__Source material__.

------------------------------

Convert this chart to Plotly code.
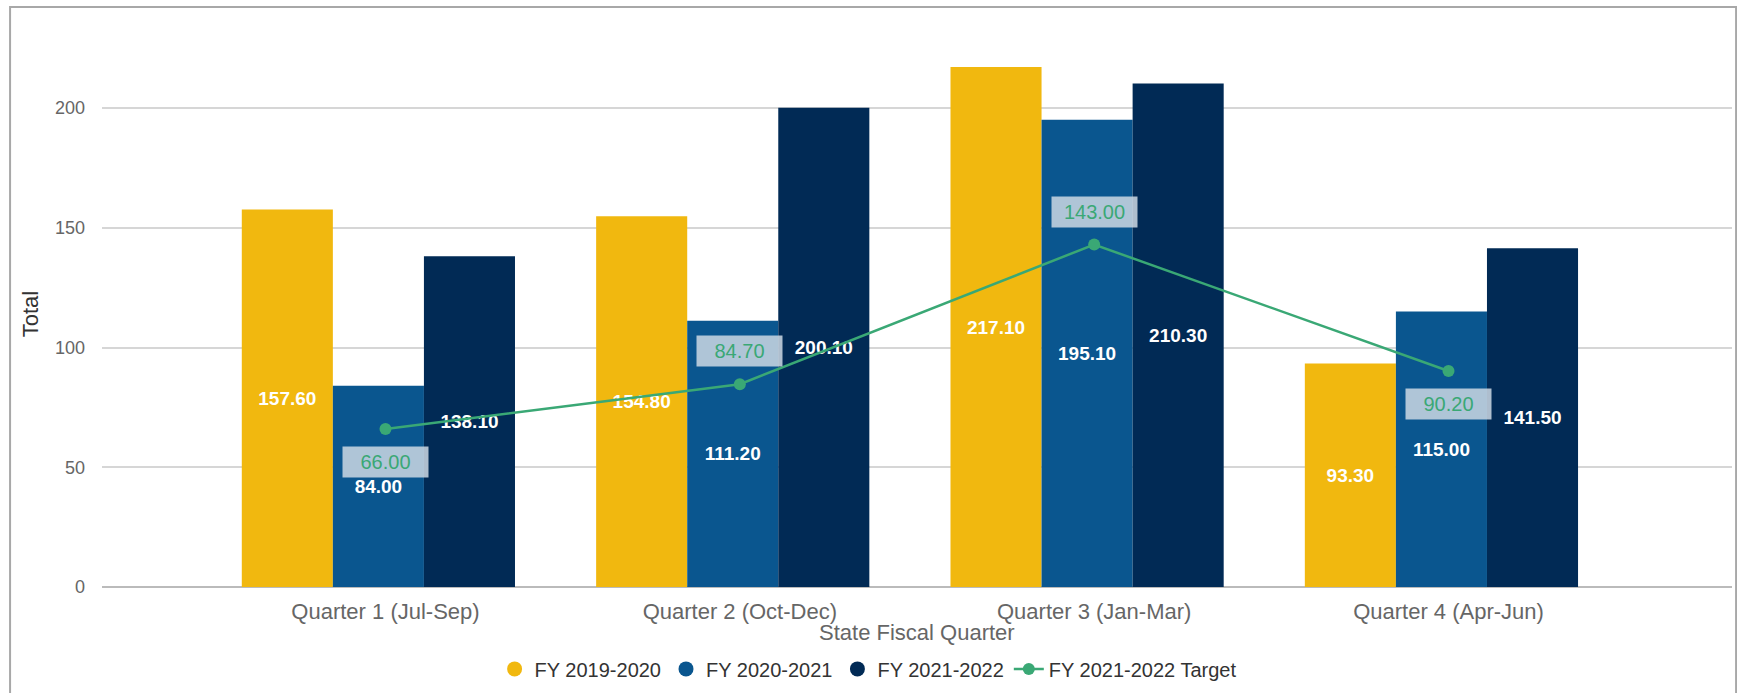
import plotly.graph_objects as go

# Data
quarters = ["Quarter 1 (Jul-Sep)", "Quarter 2 (Oct-Dec)", "Quarter 3 (Jan-Mar)", "Quarter 4 (Apr-Jun)"]
fy_2019_2020 = [157.6, 154.8, 217.1, 93.3]
fy_2020_2021 = [84.0, 111.2, 195.1, 115.0]
fy_2021_2022 = [138.1, 200.1, 210.3, 141.5]
target_2021_2022 = [66.0, 84.7, 143.0, 90.2]
target_label_side = ["below", "above", "above", "below"]

series_names = ["FY 2019-2020", "FY 2020-2021", "FY 2021-2022"]
series_values = [fy_2019_2020, fy_2020_2021, fy_2021_2022]
target_name = "FY 2021-2022 Target"

# Styling
FONT = "Liberation Sans, Arial, sans-serif"
BAR_COLORS = ["#F1B80F", "#0A568F", "#012A55"]
TARGET_COLOR = "#3AA875"
AXIS_TEXT = "#666666"
LEGEND_TEXT = "#333333"
BAR_WIDTH = 0.257      # in category units
GROUP_SHIFT = -0.02    # columns sit slightly left of the category centre

fig = go.Figure()

for i, (name, vals, color) in enumerate(zip(series_names, series_values, BAR_COLORS)):
    fig.add_trace(go.Bar(
        x=quarters, y=vals, name=name,
        width=BAR_WIDTH, offset=GROUP_SHIFT + (i - 1.5) * BAR_WIDTH,
        marker=dict(color=color, line=dict(width=0)),
        texttemplate="%{y:.2f}", textposition="inside",
        insidetextanchor="middle", constraintext="none",
        textfont=dict(family=FONT, size=19, color="white", weight="bold"),
        showlegend=False,
    ))

fig.add_trace(go.Scatter(
    x=quarters, y=target_2021_2022, name=target_name,
    mode="lines+markers",
    line=dict(color=TARGET_COLOR, width=2.5),
    marker=dict(color=TARGET_COLOR, size=12),
    showlegend=False,
))

# legend entries (round markers like the original)
for name, color in zip(series_names, BAR_COLORS):
    fig.add_trace(go.Scatter(
        x=[None], y=[None], name=name, mode="markers",
        marker=dict(color=color, size=15, symbol="circle"),
    ))
fig.add_trace(go.Scatter(
    x=[None], y=[None], name=target_name, mode="lines+markers",
    line=dict(color=TARGET_COLOR, width=2.5),
    marker=dict(color=TARGET_COLOR, size=12),
))

# target value labels
for q, v, side in zip(quarters, target_2021_2022, target_label_side):
    fig.add_annotation(
        x=q, y=v, text=f"{v:.2f}", showarrow=False,
        yshift=33 if side == "above" else -33,
        font=dict(family=FONT, size=20, color=TARGET_COLOR),
        bgcolor="rgba(205,216,228,0.85)", bordercolor="rgba(0,0,0,0)",
        borderwidth=1, borderpad=3, width=79, height=24,
    )

# axis titles
fig.add_annotation(
    x=0.5, y=-0.083, xref="paper", yref="paper", text="State Fiscal Quarter",
    showarrow=False, xanchor="center", yanchor="middle",
    font=dict(family=FONT, size=22, color=AXIS_TEXT),
)
fig.add_annotation(
    x=-0.044, y=0.5, xref="paper", yref="paper", text="Total", textangle=-90,
    showarrow=False, xanchor="center", yanchor="middle",
    font=dict(family=FONT, size=22, color=LEGEND_TEXT),
)

# outer frame
fig.add_shape(
    type="rect", xref="paper", yref="paper",
    x0=-0.0564, x1=1.0025, y0=-0.3, y1=1.0623,
    line=dict(color="#A8A8A8", width=2), fillcolor="rgba(0,0,0,0)", layer="below",
)

fig.update_layout(
    width=1737, height=693,
    margin=dict(l=102, r=5, t=41, b=106),
    plot_bgcolor="white", paper_bgcolor="white",
    font=dict(family=FONT, color=AXIS_TEXT),
    barmode="group",
    showlegend=True,
    legend=dict(
        orientation="h", x=0.47, xanchor="center", y=-0.15, yanchor="middle",
        font=dict(family=FONT, size=20, color=LEGEND_TEXT),
        itemwidth=30, traceorder="normal",
    ),
    xaxis=dict(
        type="category", range=[-0.8, 3.8],
        showgrid=False, showline=False, ticks="",
        tickfont=dict(family=FONT, size=22, color=AXIS_TEXT),
        ticklabelstandoff=9,
    ),
    yaxis=dict(
        range=[0, 228], tickvals=[0, 50, 100, 150, 200],
        showgrid=True, gridcolor="#D6D6D6", gridwidth=1.5,
        zeroline=True, zerolinecolor="#BBBBBB", zerolinewidth=1.5,
        showline=False, ticks="",
        tickfont=dict(family=FONT, size=18, color=AXIS_TEXT),
        ticklabelstandoff=16,
    ),
)

# page body has a default 8px margin; drop it so the chart fills the window
fig.write_html(
    "out.html",
    config={"displayModeBar": False},
    post_script="document.body.style.margin='0';",
)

------------------------------

__Exercise task__.
Copy the data exactly. Any picture it contains is to be omitted.

__Task result__.
Convert this chart to Plotly code.
import plotly.graph_objects as go

# Data
quarters = ["Quarter 1 (Jul-Sep)", "Quarter 2 (Oct-Dec)", "Quarter 3 (Jan-Mar)", "Quarter 4 (Apr-Jun)"]
fy_2019_2020 = [157.6, 154.8, 217.1, 93.3]
fy_2020_2021 = [84.0, 111.2, 195.1, 115.0]
fy_2021_2022 = [138.1, 200.1, 210.3, 141.5]
target_2021_2022 = [66.0, 84.7, 143.0, 90.2]
target_label_side = ["below", "above", "above", "below"]

series_names = ["FY 2019-2020", "FY 2020-2021", "FY 2021-2022"]
series_values = [fy_2019_2020, fy_2020_2021, fy_2021_2022]
target_name = "FY 2021-2022 Target"

# Styling
FONT = "Liberation Sans, Arial, sans-serif"
BAR_COLORS = ["#F1B80F", "#0A568F", "#012A55"]
TARGET_COLOR = "#3AA875"
AXIS_TEXT = "#666666"
LEGEND_TEXT = "#333333"
BAR_WIDTH = 0.257      # in category units
GROUP_SHIFT = -0.02    # columns sit slightly left of the category centre

fig = go.Figure()

for i, (name, vals, color) in enumerate(zip(series_names, series_values, BAR_COLORS)):
    fig.add_trace(go.Bar(
        x=quarters, y=vals, name=name,
        width=BAR_WIDTH, offset=GROUP_SHIFT + (i - 1.5) * BAR_WIDTH,
        marker=dict(color=color, line=dict(width=0)),
        texttemplate="%{y:.2f}", textposition="inside",
        insidetextanchor="middle", constraintext="none",
        textfont=dict(family=FONT, size=19, color="white", weight="bold"),
        showlegend=False,
    ))

fig.add_trace(go.Scatter(
    x=quarters, y=target_2021_2022, name=target_name,
    mode="lines+markers",
    line=dict(color=TARGET_COLOR, width=2.5),
    marker=dict(color=TARGET_COLOR, size=12),
    showlegend=False,
))

# legend entries (round markers like the original)
for name, color in zip(series_names, BAR_COLORS):
    fig.add_trace(go.Scatter(
        x=[None], y=[None], name=name, mode="markers",
        marker=dict(color=color, size=15, symbol="circle"),
    ))
fig.add_trace(go.Scatter(
    x=[None], y=[None], name=target_name, mode="lines+markers",
    line=dict(color=TARGET_COLOR, width=2.5),
    marker=dict(color=TARGET_COLOR, size=12),
))

# target value labels
for q, v, side in zip(quarters, target_2021_2022, target_label_side):
    fig.add_annotation(
        x=q, y=v, text=f"{v:.2f}", showarrow=False,
        yshift=33 if side == "above" else -33,
        font=dict(family=FONT, size=20, color=TARGET_COLOR),
        bgcolor="rgba(205,216,228,0.85)", bordercolor="rgba(0,0,0,0)",
        borderwidth=1, borderpad=3, width=79, height=24,
    )

# axis titles
fig.add_annotation(
    x=0.5, y=-0.083, xref="paper", yref="paper", text="State Fiscal Quarter",
    showarrow=False, xanchor="center", yanchor="middle",
    font=dict(family=FONT, size=22, color=AXIS_TEXT),
)
fig.add_annotation(
    x=-0.044, y=0.5, xref="paper", yref="paper", text="Total", textangle=-90,
    showarrow=False, xanchor="center", yanchor="middle",
    font=dict(family=FONT, size=22, color=LEGEND_TEXT),
)

# outer frame
fig.add_shape(
    type="rect", xref="paper", yref="paper",
    x0=-0.0564, x1=1.0025, y0=-0.3, y1=1.0623,
    line=dict(color="#A8A8A8", width=2), fillcolor="rgba(0,0,0,0)", layer="below",
)

fig.update_layout(
    width=1737, height=693,
    margin=dict(l=102, r=5, t=41, b=106),
    plot_bgcolor="white", paper_bgcolor="white",
    font=dict(family=FONT, color=AXIS_TEXT),
    barmode="group",
    showlegend=True,
    legend=dict(
        orientation="h", x=0.47, xanchor="center", y=-0.15, yanchor="middle",
        font=dict(family=FONT, size=20, color=LEGEND_TEXT),
        itemwidth=30, traceorder="normal",
    ),
    xaxis=dict(
        type="category", range=[-0.8, 3.8],
        showgrid=False, showline=False, ticks="",
        tickfont=dict(family=FONT, size=22, color=AXIS_TEXT),
        ticklabelstandoff=9,
    ),
    yaxis=dict(
        range=[0, 228], tickvals=[0, 50, 100, 150, 200],
        showgrid=True, gridcolor="#D6D6D6", gridwidth=1.5,
        zeroline=True, zerolinecolor="#BBBBBB", zerolinewidth=1.5,
        showline=False, ticks="",
        tickfont=dict(family=FONT, size=18, color=AXIS_TEXT),
        ticklabelstandoff=16,
    ),
)

# page body has a default 8px margin; drop it so the chart fills the window
fig.write_html(
    "out.html",
    config={"displayModeBar": False},
    post_script="document.body.style.margin='0';",
)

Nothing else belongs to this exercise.